The relationship between market participants and the President of the European Central Bank has been a turbulent one in recent times.  Financial markets were clearly disappointed at the outcome of the meeting of the ECB’s Governing Council in early December, with the euro strengthening and global stock markets falling sharply despite the announcement that the ECB would extend its asset purchase program by six months, which is now intended to run to March 2017 or beyond if necessary.

Mr Mario Draghi has long struggled to convince the inflation averse Bundesbank for the need for more aggressive monetary stimulus.  The unnecessarily wordy and absurdly low inflation target of a 2% ceiling adopted by the ECB reflects the influence of the Bundesbank.  The widely documented upward bias of consumer price indexes globally, thanks to the rapid improvement in the quality of e-services suggests that a 2% measured inflation rate equates to a modest deflation.

The poor market response to the ECB’s decision in early December and an assist from the recent slide in oil prices appears to have given Mr Draghi the upper hand against the inflation hawks internally.  At the latest ECB press conference on January 21st, Mr Draghi flagged that the ECB would need to re-assess its monetary policy stance at the next meeting in early March because euro area inflation dynamics continue to be weaker than expected.  The ECB now expects the path of annual HICP inflation in 2016 to be significantly lower compared with the outlook in early December.

To boost the ECB’s credibility in terms of its ability and willingness to achieve its inflation target, the central bank will likely need to announce an expansion and extension of its asset purchase programme at its next meeting.

Decisive action necessary to rid Japan of its deflationary mindset

The Bank of Japan is similarly facing a battle to combat persistent disinflationary headwinds.  At the time of writing this post, Reuters has reported comments from the BOJ Governor at the World Economic Forum that indicators of inflation expectations have been somewhat weak and that the central bank would not hesitate to adjust policy settings again to achieve its 2% inflation target.  At present, consumer prices in Japan excluding fresh food and energy are only 1.2% higher than a year ago.

These comments echo those made in a speech by the BOJ Governor on January 12th, in which Mr Kuroda acknowledged that the central bank’s efforts to achieve its price stability target of 2% are only halfway there, and that decisive action is necessary to eradicate Japan’s fifteen year long deflationary mindset.

Since the launch of Abenomics in 2012, analysts have lifted their expectations of profitability for the Topix companies by 75%.  In contrast, forecasts of profitability for the Euro Stoxx 600 companies have remained stagnant for the past five years (see chart).  Along with the disinflationary headwinds buffeting the euro area, this represents another clear signal that Mr Draghi has more work to do.

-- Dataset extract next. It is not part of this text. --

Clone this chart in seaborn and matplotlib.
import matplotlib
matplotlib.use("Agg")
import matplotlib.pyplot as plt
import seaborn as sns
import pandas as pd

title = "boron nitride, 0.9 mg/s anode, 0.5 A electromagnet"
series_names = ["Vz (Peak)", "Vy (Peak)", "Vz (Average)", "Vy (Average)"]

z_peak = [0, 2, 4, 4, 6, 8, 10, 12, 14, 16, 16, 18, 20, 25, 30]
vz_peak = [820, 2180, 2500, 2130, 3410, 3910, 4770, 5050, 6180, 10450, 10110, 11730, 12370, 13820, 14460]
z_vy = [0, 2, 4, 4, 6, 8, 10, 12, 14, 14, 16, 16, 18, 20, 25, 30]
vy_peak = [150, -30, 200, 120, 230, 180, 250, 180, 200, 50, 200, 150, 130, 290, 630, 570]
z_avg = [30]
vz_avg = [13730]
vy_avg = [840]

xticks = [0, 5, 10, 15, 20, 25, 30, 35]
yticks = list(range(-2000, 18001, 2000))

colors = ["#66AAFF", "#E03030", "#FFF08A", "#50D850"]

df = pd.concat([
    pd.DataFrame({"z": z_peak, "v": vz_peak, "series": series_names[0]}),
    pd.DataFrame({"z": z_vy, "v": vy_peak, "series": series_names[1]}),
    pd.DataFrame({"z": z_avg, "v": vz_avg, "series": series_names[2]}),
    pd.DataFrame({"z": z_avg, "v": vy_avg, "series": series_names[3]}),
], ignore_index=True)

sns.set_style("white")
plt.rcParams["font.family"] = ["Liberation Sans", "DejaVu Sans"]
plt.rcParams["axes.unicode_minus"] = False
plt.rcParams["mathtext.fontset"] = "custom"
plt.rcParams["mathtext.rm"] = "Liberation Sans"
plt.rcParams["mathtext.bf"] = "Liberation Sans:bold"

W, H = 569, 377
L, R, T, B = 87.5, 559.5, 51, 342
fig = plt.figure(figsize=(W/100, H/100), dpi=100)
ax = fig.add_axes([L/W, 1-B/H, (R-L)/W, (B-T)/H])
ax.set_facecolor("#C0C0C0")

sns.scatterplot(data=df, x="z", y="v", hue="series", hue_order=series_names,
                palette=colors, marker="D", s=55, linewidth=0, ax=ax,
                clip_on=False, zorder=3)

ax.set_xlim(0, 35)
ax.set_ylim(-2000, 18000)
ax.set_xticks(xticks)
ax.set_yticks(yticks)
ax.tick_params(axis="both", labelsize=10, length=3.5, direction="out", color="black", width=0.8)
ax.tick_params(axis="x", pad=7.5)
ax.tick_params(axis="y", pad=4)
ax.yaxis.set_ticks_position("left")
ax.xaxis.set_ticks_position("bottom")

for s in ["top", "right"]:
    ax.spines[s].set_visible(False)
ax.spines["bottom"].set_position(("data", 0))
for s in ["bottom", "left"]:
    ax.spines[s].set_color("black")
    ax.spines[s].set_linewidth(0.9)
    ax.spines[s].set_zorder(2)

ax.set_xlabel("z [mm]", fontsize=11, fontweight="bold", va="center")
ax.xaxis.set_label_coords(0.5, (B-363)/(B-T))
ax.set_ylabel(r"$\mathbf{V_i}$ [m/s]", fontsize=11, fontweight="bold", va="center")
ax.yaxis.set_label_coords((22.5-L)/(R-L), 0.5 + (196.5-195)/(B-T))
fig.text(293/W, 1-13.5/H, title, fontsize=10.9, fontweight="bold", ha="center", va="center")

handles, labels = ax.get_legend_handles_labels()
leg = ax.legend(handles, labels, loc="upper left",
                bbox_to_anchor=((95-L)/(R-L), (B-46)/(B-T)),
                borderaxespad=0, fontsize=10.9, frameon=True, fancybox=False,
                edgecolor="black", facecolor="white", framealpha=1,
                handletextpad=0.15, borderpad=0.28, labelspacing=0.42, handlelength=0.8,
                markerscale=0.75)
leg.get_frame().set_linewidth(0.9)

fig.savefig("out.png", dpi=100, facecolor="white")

Tactical overweight in global equities

In the past month, investors have clearly been unnerved by renewed concerns around persistent disinflationary headwinds in the euro area and Japan, China's growth prospects, and the FOMC members' projections pointing to at least another three hikes to the federal funds rate over the course of 2016.  It is difficult to reconcile these projections with communications from various Fed officials that the process of monetary policy normalisation will be gradual.  The Fed Governors are likely drawing some comfort from the continued firming of labour market conditions, but at the same time various indicators of US manufacturing activity are contracting.

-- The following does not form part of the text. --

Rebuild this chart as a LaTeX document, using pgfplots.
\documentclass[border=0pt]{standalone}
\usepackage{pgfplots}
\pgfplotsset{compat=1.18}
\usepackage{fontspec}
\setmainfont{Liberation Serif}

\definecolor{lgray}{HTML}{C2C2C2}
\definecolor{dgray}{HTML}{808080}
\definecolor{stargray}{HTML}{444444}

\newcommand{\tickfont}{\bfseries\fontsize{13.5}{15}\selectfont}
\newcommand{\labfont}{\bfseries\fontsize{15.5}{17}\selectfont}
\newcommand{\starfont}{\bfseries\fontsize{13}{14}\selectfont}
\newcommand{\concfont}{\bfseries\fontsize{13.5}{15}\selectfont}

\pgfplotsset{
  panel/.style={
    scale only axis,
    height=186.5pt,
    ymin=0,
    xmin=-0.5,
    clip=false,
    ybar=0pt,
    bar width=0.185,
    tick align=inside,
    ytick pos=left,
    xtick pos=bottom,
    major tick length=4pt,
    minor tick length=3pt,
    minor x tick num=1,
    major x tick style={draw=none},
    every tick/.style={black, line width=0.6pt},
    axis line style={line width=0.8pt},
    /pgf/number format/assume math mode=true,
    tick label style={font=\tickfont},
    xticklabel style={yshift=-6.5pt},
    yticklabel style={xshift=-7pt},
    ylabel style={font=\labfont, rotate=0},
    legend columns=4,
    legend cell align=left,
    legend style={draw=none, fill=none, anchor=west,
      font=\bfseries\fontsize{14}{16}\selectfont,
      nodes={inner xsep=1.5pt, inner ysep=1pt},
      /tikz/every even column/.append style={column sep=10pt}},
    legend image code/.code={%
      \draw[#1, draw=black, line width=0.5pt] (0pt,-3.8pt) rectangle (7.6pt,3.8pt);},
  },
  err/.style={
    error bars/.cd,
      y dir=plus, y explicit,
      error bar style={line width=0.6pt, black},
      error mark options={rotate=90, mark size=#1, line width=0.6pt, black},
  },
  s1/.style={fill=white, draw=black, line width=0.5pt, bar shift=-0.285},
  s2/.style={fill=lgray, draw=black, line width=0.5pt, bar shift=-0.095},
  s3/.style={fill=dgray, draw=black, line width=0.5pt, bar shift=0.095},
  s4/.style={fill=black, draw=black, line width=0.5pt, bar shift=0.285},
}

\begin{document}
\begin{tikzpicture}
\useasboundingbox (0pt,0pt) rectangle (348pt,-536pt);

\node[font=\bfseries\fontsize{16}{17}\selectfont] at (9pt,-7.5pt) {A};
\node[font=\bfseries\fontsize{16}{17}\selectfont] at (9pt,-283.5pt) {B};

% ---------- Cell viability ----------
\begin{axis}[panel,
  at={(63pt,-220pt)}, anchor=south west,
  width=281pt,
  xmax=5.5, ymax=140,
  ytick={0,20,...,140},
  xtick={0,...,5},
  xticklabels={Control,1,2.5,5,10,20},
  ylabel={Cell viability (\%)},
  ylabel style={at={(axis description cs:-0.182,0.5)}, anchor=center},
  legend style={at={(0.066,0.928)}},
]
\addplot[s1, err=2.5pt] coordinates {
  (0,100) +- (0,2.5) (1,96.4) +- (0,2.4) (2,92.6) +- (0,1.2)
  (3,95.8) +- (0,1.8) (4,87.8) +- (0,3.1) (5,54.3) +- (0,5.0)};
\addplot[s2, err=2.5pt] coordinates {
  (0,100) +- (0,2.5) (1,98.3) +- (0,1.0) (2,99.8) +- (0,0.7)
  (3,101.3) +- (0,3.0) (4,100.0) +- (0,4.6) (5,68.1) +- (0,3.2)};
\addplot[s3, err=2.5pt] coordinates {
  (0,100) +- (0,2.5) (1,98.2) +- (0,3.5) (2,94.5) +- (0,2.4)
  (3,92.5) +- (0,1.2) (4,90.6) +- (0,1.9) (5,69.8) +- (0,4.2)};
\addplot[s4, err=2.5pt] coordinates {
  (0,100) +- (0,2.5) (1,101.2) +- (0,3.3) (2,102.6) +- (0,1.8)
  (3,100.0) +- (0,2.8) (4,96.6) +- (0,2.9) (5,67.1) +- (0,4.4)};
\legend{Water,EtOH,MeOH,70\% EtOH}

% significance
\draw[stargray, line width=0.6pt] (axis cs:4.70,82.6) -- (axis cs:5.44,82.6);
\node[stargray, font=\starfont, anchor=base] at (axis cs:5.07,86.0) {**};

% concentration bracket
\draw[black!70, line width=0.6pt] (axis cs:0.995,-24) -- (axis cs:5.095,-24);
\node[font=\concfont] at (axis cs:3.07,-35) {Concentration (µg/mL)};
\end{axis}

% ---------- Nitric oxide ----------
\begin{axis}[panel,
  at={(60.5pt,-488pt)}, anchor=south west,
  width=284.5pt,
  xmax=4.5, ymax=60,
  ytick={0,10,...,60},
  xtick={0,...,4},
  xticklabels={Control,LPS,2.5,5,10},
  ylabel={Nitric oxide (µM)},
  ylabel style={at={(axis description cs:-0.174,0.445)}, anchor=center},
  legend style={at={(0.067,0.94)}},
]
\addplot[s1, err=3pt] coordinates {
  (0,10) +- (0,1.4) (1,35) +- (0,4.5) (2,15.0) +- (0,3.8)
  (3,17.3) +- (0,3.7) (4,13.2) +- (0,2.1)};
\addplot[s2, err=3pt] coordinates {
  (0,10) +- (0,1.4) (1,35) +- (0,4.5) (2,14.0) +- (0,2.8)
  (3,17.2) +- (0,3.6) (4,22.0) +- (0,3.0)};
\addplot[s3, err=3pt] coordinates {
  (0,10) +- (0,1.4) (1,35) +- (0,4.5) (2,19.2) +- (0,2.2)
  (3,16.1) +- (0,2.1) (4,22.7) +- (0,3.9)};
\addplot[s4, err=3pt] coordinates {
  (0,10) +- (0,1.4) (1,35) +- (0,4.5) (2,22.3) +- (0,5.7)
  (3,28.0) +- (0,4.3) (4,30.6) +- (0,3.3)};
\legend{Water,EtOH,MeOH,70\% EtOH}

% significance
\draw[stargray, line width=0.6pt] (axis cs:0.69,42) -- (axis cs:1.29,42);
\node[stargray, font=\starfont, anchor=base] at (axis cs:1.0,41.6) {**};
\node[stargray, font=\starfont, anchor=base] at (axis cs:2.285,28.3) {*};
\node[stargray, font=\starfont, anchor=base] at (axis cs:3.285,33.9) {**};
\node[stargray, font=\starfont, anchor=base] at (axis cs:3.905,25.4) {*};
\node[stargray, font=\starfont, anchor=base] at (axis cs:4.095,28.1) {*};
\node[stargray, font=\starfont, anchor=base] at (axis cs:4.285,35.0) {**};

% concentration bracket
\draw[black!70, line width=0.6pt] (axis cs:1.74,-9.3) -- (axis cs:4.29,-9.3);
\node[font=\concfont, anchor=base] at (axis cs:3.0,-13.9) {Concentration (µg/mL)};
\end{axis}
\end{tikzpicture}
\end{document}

Despite the weakness in global stock-markets in the past month, earnings multiples for the S&P500, Euro Stoxx and ASX200 remain above their ten year medians.  Nonetheless, with Messrs Draghi and Kuroda signalling that more stimulus is on the way, and increased likelihood that the FOMC participants will have little choice but to downgrade their projections for the federal funds rate as the IP cycle in the United States tips over, Evidente recommends investors have a tactical overweight bet in global equities.